Liminal Space
I’ve been on a pretty deep psychological/jungian-type journey the last few years. A lot of shadow work around growing up in patriarchal systems both family and work, dealing with a critical mother/aunt wound, scarcity mindset, and learning to put healthy boundaries.
I immigrated to the US from a very poor country, built a successful career, and stayed at the same corporate company for 20 years. Financially, it was great, and parts of it were rewarding, but I became completely burned out by the system, the politics, and feeling like I had stopped growing. I eventually left.
Since leaving, I’ve spent a lot of time healing, setting boundaries, taking care of an ill parent, focusing on my kids, exercising, running, and trying very intentionally not to pass generational trauma down to my children. Just being myself without an expectation of what is coming next.
Now I’m at this strange crossroads.
I’ve been interviewing, but nothing is really landing. I technically could go back to my old job, but honestly it feels like my soul would die if I did. At the same time, being out of work this year is starting to affect me mentally because work gave me structure, stability, momentum and financial.

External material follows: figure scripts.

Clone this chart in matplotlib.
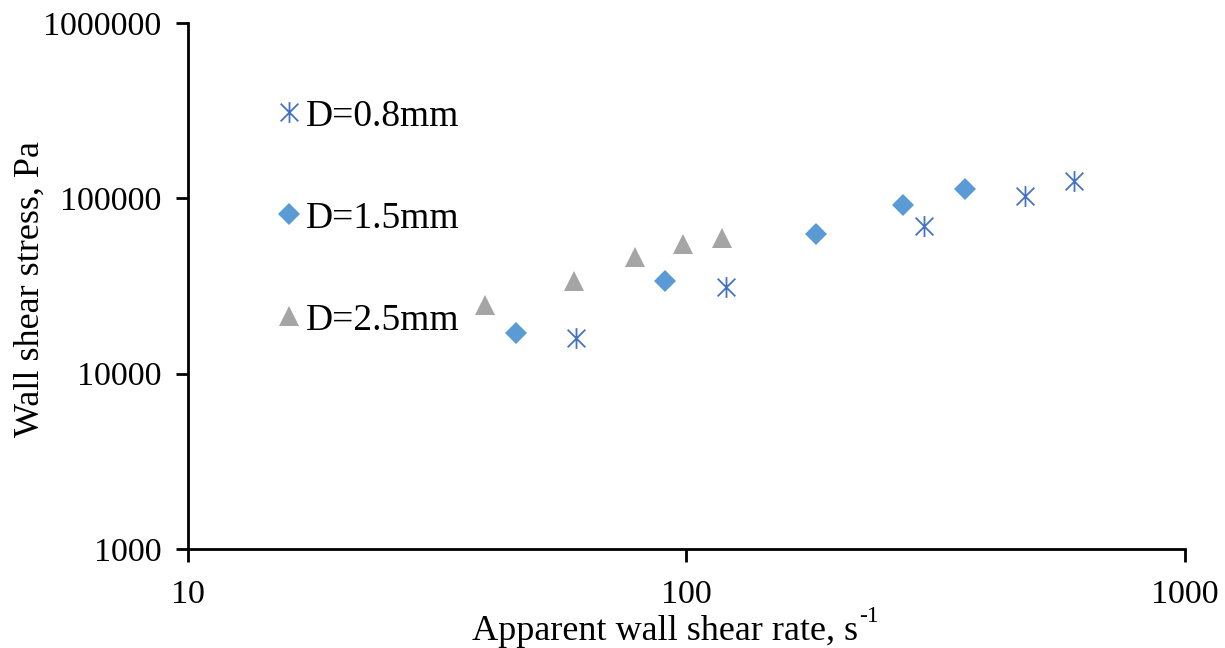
import matplotlib
matplotlib.use("Agg")
import matplotlib.pyplot as plt
from matplotlib.path import Path

plt.rcParams['font.family'] = ['Liberation Serif', 'DejaVu Serif']

# shear rate (1/s) and wall shear stress (Pa) per die diameter
rate_08 = [60, 120, 300, 478, 600]
stress_08 = [16000, 31200, 69800, 103500, 126000]

rate_15 = [45.5, 90.5, 182, 272, 362]
stress_15 = [17000, 33800, 62700, 91700, 113200]

rate_25 = [39.5, 59.5, 79, 98.5, 118]
stress_25 = [24600, 33600, 46000, 55000, 59500]

# asterisk: vertical bar plus an X
star = Path([(0, -1), (0, 1), (-0.85, -0.85), (0.85, 0.85), (-0.85, 0.85), (0.85, -0.85)],
            [Path.MOVETO, Path.LINETO, Path.MOVETO, Path.LINETO, Path.MOVETO, Path.LINETO])

fig = plt.figure(figsize=(12.25, 6.48), dpi=100)
ax = fig.add_axes([0.1535, 0.1528, 0.8135, 0.8117])

ax.plot(rate_08, stress_08, ls='none', marker=star, ms=15, mew=1.3,
        color='#4472C4', label='D=0.8mm')
ax.plot(rate_15, stress_15, ls='none', marker='D', ms=11, mew=0,
        color='#5B9BD5', label='D=1.5mm')
ax.plot(rate_25, stress_25, ls='none', marker='^', ms=15, mew=0,
        color='#A5A5A5', label='D=2.5mm')

ax.set_xscale('log')
ax.set_yscale('log')
ax.set_xlim(10, 1000)
ax.set_ylim(1000, 1000000)
ax.set_xticks([10, 100, 1000])
ax.set_xticklabels(['10', '100', '1000'])
ax.set_yticks([1000, 10000, 100000, 1000000])
ax.set_yticklabels(['1000', '10000', '100000', '1000000'])
ax.minorticks_off()

for s in ['top', 'right']:
    ax.spines[s].set_visible(False)
for s in ['left', 'bottom']:
    ax.spines[s].set_linewidth(2)
ax.tick_params(direction='out', length=9, width=2, labelsize=24.5)
ax.tick_params(axis='x', pad=13)
ax.tick_params(axis='y', pad=10)

# axis titles; the exponent on s is set as a separate raised text
fig.text(0.0245, 0.554, 'Wall shear stress, Pa', fontsize=26,
         rotation=90, ha='center', va='center')
xl = fig.text(0.3855, 0.013, 'Apparent wall shear rate, s', fontsize=26,
              ha='left', va='baseline')
fig.canvas.draw()
bb = xl.get_window_extent()
fig.text(bb.x1 / fig.bbox.width + 0.001, 0.040, '-1', fontsize=17,
         ha='left', va='baseline')

ax.legend(loc='upper left', bbox_to_anchor=(0.075, 0.884), frameon=False,
          fontsize=27, labelspacing=1.8, handlelength=0.6, handletextpad=0.15,
          borderaxespad=0)

fig.savefig('out.png', dpi=100)
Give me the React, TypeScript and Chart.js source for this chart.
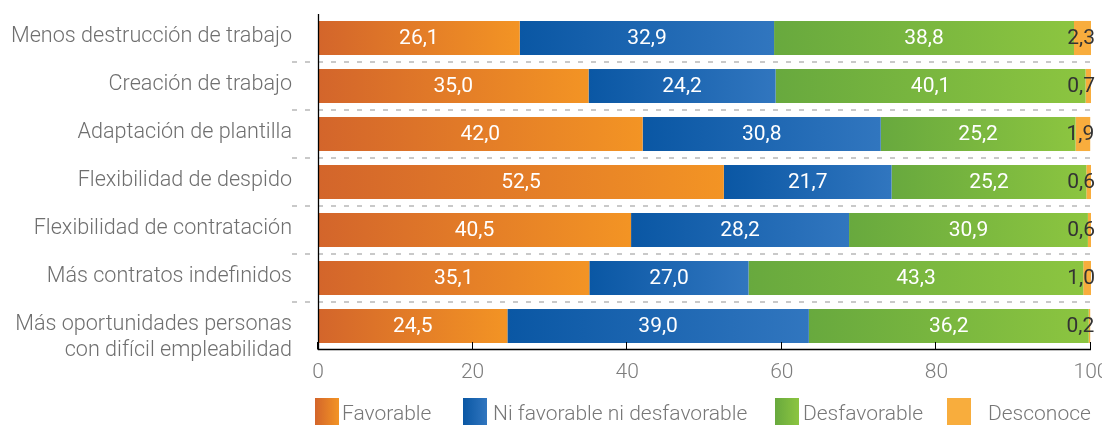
import React, { useEffect, useRef } from "react";
import { Chart, registerables } from "chart.js";

Chart.register(...registerables);

const categories: (string | string[])[] = [
  "Menos destrucción de trabajo",
  "Creación de trabajo",
  "Adaptación de plantilla",
  "Flexibilidad de despido",
  "Flexibilidad de contratación",
  "Más contratos indefinidos",
  ["", "Más oportunidades personas", "con difícil empleabilidad"],
];

const seriesNames = ["Favorable", "Ni favorable ni desfavorable", "Desfavorable", "Desconoce"];

const favorable = [26.1, 35.0, 42.0, 52.5, 40.5, 35.1, 24.5];
const neutral = [32.9, 24.2, 30.8, 21.7, 28.2, 20.6, 39.0];
const unfavorable = [38.8, 40.1, 25.2, 25.2, 30.9, 43.3, 36.2];
const unknown = [2.3, 0.7, 1.9, 0.6, 0.6, 1.0, 0.2];

// printed labels (the original prints 27,0 on a bar drawn about 20.6 wide)
const neutralPrinted = ["32,9", "24,2", "30,8", "21,7", "28,2", "27,0", "39,0"];

const xTicks = [0, 20, 40, 60, 80, 100];

const series = [favorable, neutral, unfavorable, unknown];
const gradients: [string, string][] = [
  ["#d3652b", "#f39424"],
  ["#0a57a4", "#3176bf"],
  ["#68a93e", "#8cc540"],
  ["#f8ad3d", "#f8ad3d"],
];

const FONT = "Roboto";
const fmt = (v: number) => v.toFixed(1).replace(".", ",");

const decor = {
  id: "decor",
  afterDatasetsDraw(chart: any) {
    const { ctx, chartArea: a, scales } = chart;
    const xs = scales.x;
    const ys = scales.y;
    ctx.save();
    // dashed separators
    ctx.strokeStyle = "#c9c9c9";
    ctx.lineWidth = 2;
    ctx.setLineDash([5, 8]);
    for (let i = 0; i < categories.length - 1; i++) {
      const y = Math.round((ys.getPixelForValue(i) + ys.getPixelForValue(i + 1)) / 2);
      ctx.beginPath();
      ctx.moveTo(a.left - 26, y);
      ctx.lineTo(a.right, y);
      ctx.stroke();
    }
    ctx.setLineDash([]);
    // axes
    ctx.strokeStyle = "#000";
    ctx.lineWidth = 1.3;
    ctx.beginPath();
    ctx.moveTo(a.left + 0.5, a.top);
    ctx.lineTo(a.left + 0.5, a.bottom - 0.5);
    ctx.lineTo(a.right, a.bottom - 0.5);
    ctx.stroke();
    ctx.lineWidth = 1;
    for (const t of xTicks) {
      const x = Math.round(xs.getPixelForValue(t)) - 0.5;
      ctx.beginPath();
      ctx.moveTo(x, a.bottom - 0.5);
      ctx.lineTo(x, a.bottom - 8);
      ctx.stroke();
    }
    // value labels
    ctx.font = `400 21px ${FONT}`;
    ctx.textBaseline = "middle";
    chart.data.datasets.forEach((ds: any, di: number) => {
      const meta = chart.getDatasetMeta(di);
      meta.data.forEach((el: any, i: number) => {
        const txt = di === 1 ? neutralPrinted[i] : fmt(series[di][i]);
        if (di === 3) {
          ctx.fillStyle = "#333333";
          ctx.textAlign = "right";
          ctx.fillText(txt, Math.min(el.x, a.right) + 4, el.y + 1);
        } else {
          ctx.fillStyle = "#ffffff";
          ctx.textAlign = "center";
          ctx.fillText(txt, (el.x + el.base) / 2, el.y + 1);
        }
      });
    });
    ctx.restore();
  },
};

export default function App() {
  const ref = useRef<HTMLCanvasElement>(null);
  useEffect(() => {
    if (!ref.current) return;
    const chart = new Chart(ref.current, {
      type: "bar",
      data: {
        labels: categories as any,
        datasets: series.map((vals, di) => ({
          label: seriesNames[di],
          data: vals,
          barPercentage: 0.71,
          categoryPercentage: 1,
          borderWidth: 0,
          backgroundColor: (c: any) => {
            const chart = c.chart;
            const area = chart.chartArea;
            if (!area || c.type !== "data") return gradients[di][1];
            const i = c.dataIndex;
            let start = 0;
            for (let k = 0; k < di; k++) start += series[k][i];
            const xs = chart.scales.x;
            const x0 = xs.getPixelForValue(start);
            const x1 = xs.getPixelForValue(start + vals[i]);
            if (!isFinite(x0) || !isFinite(x1) || x1 - x0 < 1) return gradients[di][1];
            const g = chart.ctx.createLinearGradient(x0, 0, x1, 0);
            g.addColorStop(0, gradients[di][0]);
            g.addColorStop(1, gradients[di][1]);
            return g;
          },
        })),
      },
      options: {
        animation: false,
        responsive: true,
        maintainAspectRatio: false,
        indexAxis: "y",
        layout: { padding: { top: 6, right: 19, bottom: 0, left: 0 } },
        plugins: { legend: { display: false }, tooltip: { enabled: false } },
        scales: {
          x: {
            stacked: true,
            min: 0,
            max: 100,
            afterBuildTicks: (s: any) => {
              s.ticks = xTicks.map((v) => ({ value: v }));
            },
            afterFit: (s: any) => {
              s.height = 50;
              s.paddingLeft = 0;
              s.paddingRight = 0;
            },
            grid: { display: false, drawTicks: false },
            border: { display: false },
            ticks: {
              padding: 10,
              color: "#7d7d7d",
              font: { family: FONT, size: 21, weight: "300" },
              maxRotation: 0,
              autoSkip: false,
            },
          },
          y: {
            stacked: true,
            afterFit: (s: any) => {
              s.width = 310;
              s.paddingTop = 0;
              s.paddingBottom = 0;
            },
            grid: { display: false, drawTicks: false },
            border: { display: false },
            ticks: {
              padding: 26,
              labelOffset: -1,
              color: "#6f6f6f",
              font: { family: FONT, size: 21.6, weight: "300", lineHeight: 1.17 },
              autoSkip: false,
            },
          },
        },
      },
      plugins: [decor],
    });
    return () => chart.destroy();
  }, []);

  const boxLeft = [307, 455, 767, 939];
  const textLeft = [334, 485, 795, 980];
  return (
    <div style={{ position: "relative", width: 1102, height: 417, fontFamily: FONT }}>
      <div style={{ position: "relative", width: 1102, height: 392 }}>
        <canvas ref={ref} />
      </div>
      {seriesNames.map((n, i) => (
        <React.Fragment key={n}>
          <div
            style={{
              position: "absolute",
              left: boxLeft[i],
              top: 390,
              width: 24,
              height: 27,
              background: `linear-gradient(to right, ${gradients[i][0]}, ${gradients[i][1]})`,
            }}
          />
          <div
            style={{
              position: "absolute",
              left: textLeft[i],
              top: 392,
              fontSize: 21,
              fontWeight: 300,
              lineHeight: "26px",
              color: "#777777",
              whiteSpace: "nowrap",
            }}
          >
            {n}
          </div>
        </React.Fragment>
      ))}
    </div>
  );
}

Financially, I’m okay for another year, and the initial panic has worn off. But psychologically, I feel stuck in this liminal space where the old version of me is gone, but the new version hasn’t fully formed yet.
Part of me wonders if this is just a normal transition after burnout and deep inner work.
Has anyone else gone through this kind of “in between” phase after leaving a long-term career?
My dreams are telling me to find structure, and owning my own authority. I need some advice from others who’ve gone thru similar and what has come out of it for you.